高倉洋彰氏(1943~、西南学院大学教授)は、銅鏡・鉄器が当選していく状況を、およそ次のように述べています(『日本金属器出現期の研究』などの内容から要約)。

○中期後半の遺跡の出土鏡はすべて前漢鏡で、そのほとんどは筑前にあり、特に糸島・福岡の良平屋に集中している。

○次に、後期前半の遺跡の出土鏡(前漢鏡系の鏡と後漢鏡)は、面数は糸島平野が圧倒するが、遺跡数では佐賀平野の伸びが目立つ。この時期までは、例え破片であっても、副葬時には完形であったと判断されるものばかりである。

○停滞期をはさんで後期後半から終末、一部古墳時代初頭にかけて、再び後漢鏡が副葬されるが、一変してその分布は西日本に波及する。注目すべきは完鏡で、後期前半とほぼ同じ範囲の対馬・壱岐・佐賀県・福岡県にしか分布していない。

一方、破鏡や破片の鏡は、大分県や西日本一帯に拡大分布している。北部九州の一部に分布する完鏡に対し、鏡片が漢鏡の分布範囲を押し広げている。

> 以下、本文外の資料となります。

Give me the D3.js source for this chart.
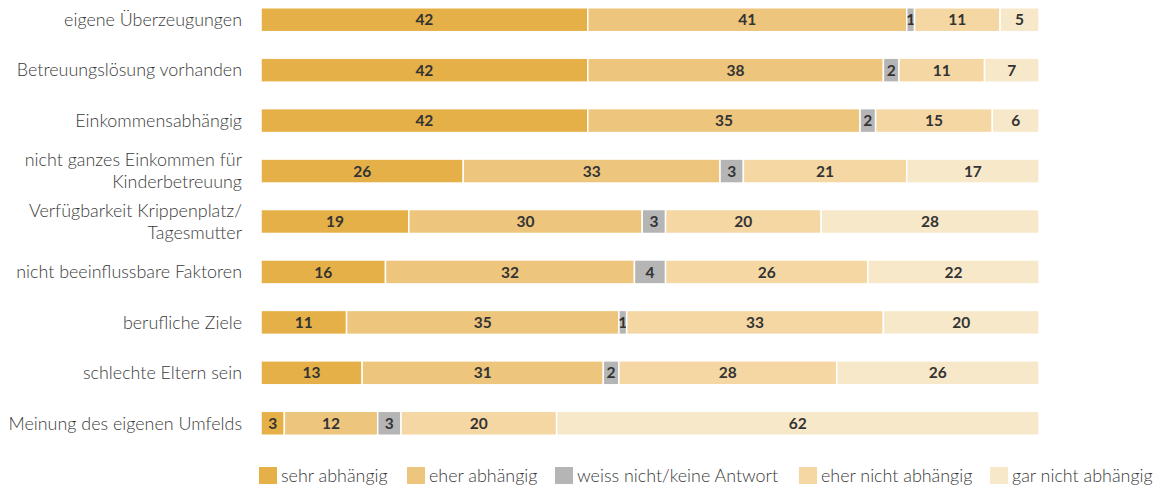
<!DOCTYPE html>
<html><head><meta charset="utf-8">
<script src="https://cdn.jsdelivr.net/npm/d3@7"></script>
<style>
html,body{margin:0;padding:0;background:#fff;}
svg{display:block;font-family:Lato, "Open Sans", sans-serif;}
</style></head>
<body><svg id="chart" width="1168" height="486"></svg>
<script>
const categories = [
  ["eigene Überzeugungen"],
  ["Betreuungslösung vorhanden"],
  ["Einkommensabhängig"],
  ["nicht ganzes Einkommen für", "Kinderbetreuung"],
  ["Verfügbarkeit Krippenplatz/", "Tagesmutter"],
  ["nicht beeinflussbare Faktoren"],
  ["berufliche Ziele"],
  ["schlechte Eltern sein"],
  ["Meinung des eigenen Umfelds"]
];
const seriesNames = ["sehr abhängig", "eher abhängig", "weiss nicht/keine Antwort", "eher nicht abhängig", "gar nicht abhängig"];
const sehr      = [42, 42, 42, 26, 19, 16, 11, 13, 3];
const eher      = [41, 38, 35, 33, 30, 32, 35, 31, 12];
const weiss     = [1, 2, 2, 3, 3, 4, 1, 2, 3];
const eherNicht = [11, 11, 15, 21, 20, 26, 33, 28, 20];
const garNicht  = [5, 7, 6, 17, 28, 22, 20, 26, 62];
const colors = ["#E5B048", "#EDC57C", "#B5B5B5", "#F5D7A4", "#F8E8CA"];

const seriesArrays = [sehr, eher, weiss, eherNicht, garNicht];
const rows = categories.map((c, i) => {
  const o = {idx: i};
  seriesNames.forEach((s, j) => o[s] = seriesArrays[j][i]);
  return o;
});

const svg = d3.select("#chart");
const left = 261, right = 1039;
const x = d3.scaleLinear().domain([0, 100]).range([left, right]);
const y = d3.scaleBand().domain(d3.range(categories.length)).range([-5.5, 448.5]).paddingInner(0.525).paddingOuter(0.2625);

const stack = d3.stack().keys(seriesNames)(rows);

const g = svg.append("g");
stack.forEach((layer, j) => {
  const lg = g.append("g");
  lg.selectAll("rect").data(layer).join("rect")
    .attr("x", d => x(d[0]))
    .attr("y", d => y(d.data.idx))
    .attr("width", d => x(d[1]) - x(d[0]))
    .attr("height", y.bandwidth())
    .attr("fill", colors[j])
    .attr("stroke", "#fff")
    .attr("stroke-width", 1.5);
  lg.selectAll("text").data(layer).join("text")
    .attr("x", d => (x(d[0]) + x(d[1])) / 2)
    .attr("y", d => y(d.data.idx) + y.bandwidth() / 2)
    .attr("dy", "0.36em")
    .attr("text-anchor", "middle")
    .attr("font-size", 15.5)
    .attr("font-weight", 700)
    .attr("fill", "#333")
    .text(d => d[1] - d[0]);
});

// category labels
const lab = svg.append("g");
categories.forEach((lines, i) => {
  const cy = y(i) + y.bandwidth() / 2;
  const n = lines.length;
  lines.forEach((t, k) => {
    lab.append("text")
      .attr("x", 242)
      .attr("y", cy + (k - (n - 1) / 2) * 22)
      .attr("dy", "0.35em")
      .attr("text-anchor", "end")
      .attr("font-size", 17.9)
      .attr("font-weight", 300)
      .attr("fill", "#3a3a3a")
      .text(t);
  });
});

// legend
const legX = [259, 407, 555, 799, 990];
const leg = svg.append("g");
seriesNames.forEach((s, j) => {
  leg.append("rect").attr("x", legX[j]).attr("y", 467).attr("width", 18).attr("height", 17).attr("fill", colors[j]);
  leg.append("text").attr("x", legX[j] + 22).attr("y", 476).attr("dy", "0.35em")
    .attr("font-size", 17.9).attr("font-weight", 300).attr("fill", "#3a3a3a").text(s);
});
</script></body></html>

○このような漢鏡の分布圏の変遷は、細形銅矛(玄界灘沿岸の諸平野に集中)→中細銅矛(細形銅矛分布圏が拡大)→中広銅矛(山陰地方、瀬戸内海沿岸から四国西南部まで拡大)と同じ方向性で、また銅剣やほう製鏡も同様。弥生時代青銅器の初源はすべて朝鮮半島や中国大陸に由来することから、自然な流れであるといえる。

○弥生時代、北部九州を中心に普及する鉄製武器は、鉄製農具と相前後して東遷する。鉄剣は後期後半~終末に瀬戸内・近畿では実態として古墳時代以降にみられる遺物である。